Interrogé par Mme Danièle Pourtaud, il a précisé que cette application avait été développée dans le cadre des expérimentations autorisées par la " loi Fillon ".

Il a en outre estimé qu'un cadre juridique devait être défini pour offrir des garanties suffisantes, en matière d'éthique en particulier, mais que ce cadre devait toutefois rester suffisamment flexible pour ne pas freiner le développement d'Internet.

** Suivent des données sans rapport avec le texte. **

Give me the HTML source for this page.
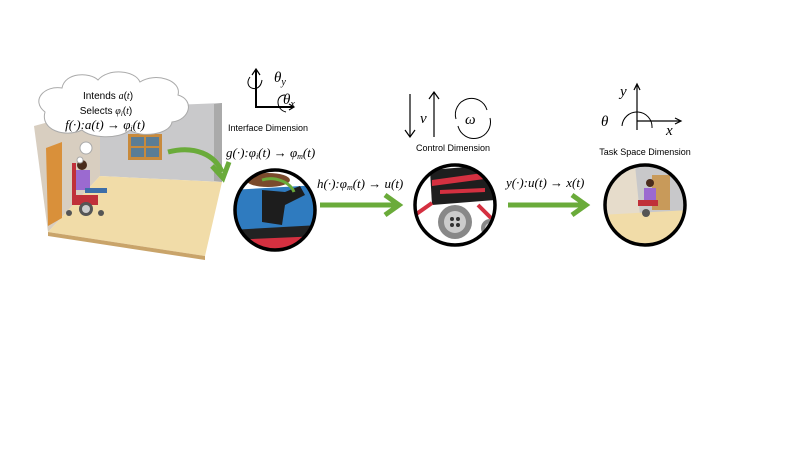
<!DOCTYPE html>
<html><head><meta charset="utf-8"><style>
html,body{margin:0;padding:0;background:#fff}
svg{display:block}
.m{font-family:"Liberation Serif",serif;font-style:italic}
.s{font-family:"Liberation Sans",sans-serif}
</style></head><body>
<svg width="800" height="450" viewBox="0 0 800 450" xmlns="http://www.w3.org/2000/svg">
<defs>
<clipPath id="c1"><circle cx="275" cy="210" r="40"/></clipPath>
<clipPath id="c2"><circle cx="455" cy="205" r="40"/></clipPath>
<clipPath id="c3"><circle cx="645" cy="205" r="40"/></clipPath>
</defs>
<!-- room -->
<polygon points="100,108 222,103 222,182 100,176" fill="#c9c9cb"/>
<polygon points="214,104 222,103 222,182 214,181" fill="#aaa"/>
<polygon points="34,126 100,108 100,176 48,232" fill="#d8cec0"/>
<polygon points="100,176 222,182 205,256 48,232" fill="#f1dca8"/>
<polygon points="48,232 205,256 205,260 48,236" fill="#c9a46a"/>
<rect x="128" y="134" width="34" height="26" fill="#c88a3c"/>
<rect x="131" y="137" width="28" height="20" fill="#5b7d95"/>
<line x1="145" y1="137" x2="145" y2="157" stroke="#c88a3c" stroke-width="2"/>
<line x1="131" y1="147" x2="159" y2="147" stroke="#c88a3c" stroke-width="2"/>
<polygon points="46,148 62,142 62,218 48,226" fill="#d9903a"/>
<!-- person -->
<rect x="72" y="163" width="4" height="40" fill="#c0303a"/>
<rect x="76" y="170" width="14" height="20" fill="#9b6ad0"/>
<circle cx="82" cy="165" r="5" fill="#4a2c1c"/>
<rect x="85" y="188" width="22" height="5" fill="#3d6ea8"/>
<rect x="72" y="195" width="26" height="10" fill="#c0303a"/>
<circle cx="86" cy="209" r="7" fill="#555"/><circle cx="86" cy="209" r="4" fill="#ccc"/>
<circle cx="69" cy="213" r="3" fill="#555"/><circle cx="101" cy="213" r="3" fill="#555"/>
<!-- cloud -->
<path d="M45,112 C30,100 45,85 62,88 C65,72 90,72 98,80 C108,68 135,70 140,82 C155,72 182,80 178,95 C195,100 190,120 172,122 C170,135 140,138 130,130 C118,140 90,138 82,130 C65,138 40,130 45,112 Z" fill="#fff" stroke="#aaa" stroke-width="1"/>
<circle cx="86" cy="148" r="6" fill="#fff" stroke="#aaa"/>
<circle cx="80" cy="160" r="3" fill="#fff" stroke="#aaa"/>
<text x="108" y="99" font-size="10" text-anchor="middle" class="s">Intends <tspan class="m">a</tspan>(<tspan class="m">t</tspan>)</text>
<text x="106" y="114" font-size="10" text-anchor="middle" class="s">Selects <tspan class="m">φ</tspan><tspan font-size="7" dy="2" class="m">i</tspan><tspan dy="-2">(</tspan><tspan class="m">t</tspan>)</text>
<text x="105" y="129" font-size="13" text-anchor="middle" class="m">f(·):a(t) → φ<tspan font-size="8" dy="2">i</tspan><tspan dy="-2">(t)</tspan></text>
<!-- green curved arrow -->
<path d="M168,152 C195,145 215,155 222,172" fill="none" stroke="#6aab3a" stroke-width="5"/>
<path d="M212,166 L223,178 L229,162" fill="none" stroke="#6aab3a" stroke-width="5"/>
<!-- interface icon -->
<path d="M256,70 L256,107 L293,107" fill="none" stroke="#000" stroke-width="2"/>
<path d="M252,75 L256,69 L260,75" fill="none" stroke="#000" stroke-width="1.2"/>
<path d="M289,104 L294,107 L289,110" fill="none" stroke="#000" stroke-width="1.2"/>
<path d="M250,77 C242,88 260,95 262,80" fill="none" stroke="#000" stroke-width="1"/>
<path d="M285,95 C275,95 276,110 286,112" fill="none" stroke="#000" stroke-width="1"/>
<text x="274" y="82" font-size="15" class="m">θ<tspan font-size="10" dy="3">y</tspan></text>
<text x="283" y="104" font-size="15" class="m">θ<tspan font-size="10" dy="3">x</tspan></text>
<text x="268" y="131" font-size="9" text-anchor="middle" class="s">Interface Dimension</text>
<text x="226" y="157" font-size="13" class="m">g(·):φ<tspan font-size="8" dy="2">i</tspan><tspan dy="-2">(t) → φ</tspan><tspan font-size="8" dy="2">m</tspan><tspan dy="-2">(t)</tspan></text>
<!-- circle 1 -->
<g clip-path="url(#c1)">
<rect x="230" y="165" width="90" height="90" fill="#fff"/>
<polygon points="230,190 320,185 320,240 230,250" fill="#2f7bbf"/>
<polygon points="230,230 320,225 320,245 230,255" fill="#222"/>
<polygon points="230,240 320,236 320,245 230,255" fill="#d43040"/>
<ellipse cx="268" cy="180" rx="22" ry="7" fill="#7a4a2c"/>
<path d="M262,190 L285,192 L300,186 L305,195 L285,205 L282,225 L262,222 Z" fill="#1d1d1d"/>
<path d="M262,180 C275,176 290,182 294,192" fill="none" stroke="#6aab3a" stroke-width="3"/>
</g>
<circle cx="275" cy="210" r="40" fill="none" stroke="#000" stroke-width="3.5"/>
<!-- arrows -->
<line x1="320" y1="205" x2="398" y2="205" stroke="#6aab3a" stroke-width="5"/>
<path d="M385,195 L399,205 L385,215" fill="none" stroke="#6aab3a" stroke-width="5"/>
<text x="317" y="188" font-size="13" class="m">h(·):φ<tspan font-size="8" dy="2">m</tspan><tspan dy="-2">(t) → u(t)</tspan></text>
<line x1="508" y1="205" x2="585" y2="205" stroke="#6aab3a" stroke-width="5"/>
<path d="M572,195 L586,205 L572,215" fill="none" stroke="#6aab3a" stroke-width="5"/>
<text x="506" y="187" font-size="13" class="m">y(·):u(t) → x(t)</text>
<!-- control icons -->
<line x1="410" y1="94" x2="410" y2="137" stroke="#000" stroke-width="1.2"/>
<path d="M405,130 L410,137 L415,130" fill="none" stroke="#000" stroke-width="1.2"/>
<line x1="434" y1="92" x2="434" y2="137" stroke="#000" stroke-width="1.2"/>
<path d="M429,99 L434,92 L439,99" fill="none" stroke="#000" stroke-width="1.2"/>
<text x="420" y="123" font-size="15" class="m">v</text>
<path d="M456,119 A16,16 0 0 1 487,110" fill="none" stroke="#000" stroke-width="1"/>
<path d="M490,118 A16,16 0 0 1 458,126" fill="none" stroke="#000" stroke-width="1"/>
<text x="465" y="124" font-size="15" class="m">ω</text>
<text x="453" y="151" font-size="9" text-anchor="middle" class="s">Control Dimension</text>
<!-- circle 2 -->
<g clip-path="url(#c2)">
<rect x="410" y="160" width="90" height="90" fill="#fff"/>
<path d="M430,170 L490,165 L495,200 L432,205 Z" fill="#1e1e1e"/>
<path d="M432,180 L490,172 L492,178 L432,186 Z" fill="#d43040"/>
<path d="M440,190 L485,188 L485,192 L440,194 Z" fill="#d43040"/>
<path d="M415,215 L432,203 M478,205 L495,222" stroke="#d43040" stroke-width="4"/>
<circle cx="455" cy="222" r="17" fill="#888"/><circle cx="455" cy="222" r="11" fill="#ccc"/>
<circle cx="452" cy="219" r="2" fill="#333"/><circle cx="458" cy="219" r="2" fill="#333"/><circle cx="452" cy="225" r="2" fill="#333"/><circle cx="458" cy="225" r="2" fill="#333"/>
<circle cx="490" cy="228" r="9" fill="#888"/><circle cx="490" cy="228" r="5" fill="#ccc"/>
</g>
<circle cx="455" cy="205" r="40" fill="none" stroke="#000" stroke-width="3.5"/>
<!-- task icon -->
<line x1="637" y1="130" x2="637" y2="85" stroke="#000" stroke-width="1.2"/>
<path d="M634,90 L637,84 L640,90" fill="none" stroke="#000" stroke-width="1.2"/>
<line x1="637" y1="121" x2="680" y2="121" stroke="#000" stroke-width="1.2"/>
<path d="M675,118 L681,121 L675,124" fill="none" stroke="#000" stroke-width="1.2"/>
<path d="M622,126 A15,15 0 1 1 652,128" fill="none" stroke="#000" stroke-width="1"/>
<text x="620" y="96" font-size="15" class="m">y</text>
<text x="666" y="135" font-size="15" class="m">x</text>
<text x="601" y="126" font-size="15" class="m">θ</text>
<text x="645" y="155" font-size="9" text-anchor="middle" class="s">Task Space Dimension</text>
<!-- circle 3 -->
<g clip-path="url(#c3)">
<rect x="600" y="160" width="90" height="90" fill="#e6dccb"/>
<polygon points="635,165 690,160 690,215 640,215" fill="#c8c8ca"/>
<polygon points="600,215 690,210 690,250 600,250" fill="#f1dca8"/>
<rect x="652" y="175" width="18" height="35" fill="#c89a5a"/>
<rect x="644" y="188" width="12" height="12" fill="#9b6ad0"/>
<circle cx="650" cy="183" r="4" fill="#4a2c1c"/>
<rect x="638" y="200" width="20" height="6" fill="#c0303a"/>
<circle cx="646" cy="213" r="4" fill="#555"/>
</g>
<circle cx="645" cy="205" r="40" fill="none" stroke="#000" stroke-width="3.5"/>
</svg>
</body></html>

M. Stéphane Treppoz a ensuite présenté une démonstration d'une application multimédia dénommée Télériviera mise en service à Nice depuis le mois de septembre 1996, accessible en souscrivant à un abonnement de 150 F par mois. Il a indiqué que cette application offrait un accès à Internet, à des services locaux concernant la ville de Nice, à des jeux et à une bibliothèque de CDROM. Il a précisé que 300 sites étaient ainsi hébergés en tête de réseau et accessibles à haut débit.

En réponse à Mme Danièle Pourtaud, il a indiqué que parmi les deux cents abonnés niçois, plus de la moitié n'avaient jamais accédé à Internet auparavant et qu'ils appartenaient à toutes les tranches d'âge et à toutes les catégories professionnelles.

Interrogé par M. Franck Sérusclat, il a estimé souhaitable d'abaisser le coût de l'abonnement, pour un premier niveau de services, à 50 F ou à 80 F par mois. Il a précisé que l'interface permettant d'accéder aux différentes applications devrait pouvoir fonctionner sur des micro-ordinateurs peu puissants et même, à l'avenir, sur un poste de télévision.

M. Jean-Pascal Tranie a enfin indiqué que la CGE détenait des sites câblés concessifs dans le Val-de-Marne, dans le Nord et à Nice et que des négociations étaient en cours avec France-Télécom pour permettre aux abonnés du réseau de France-Télécom de bénéficier des services offerts par la CGE.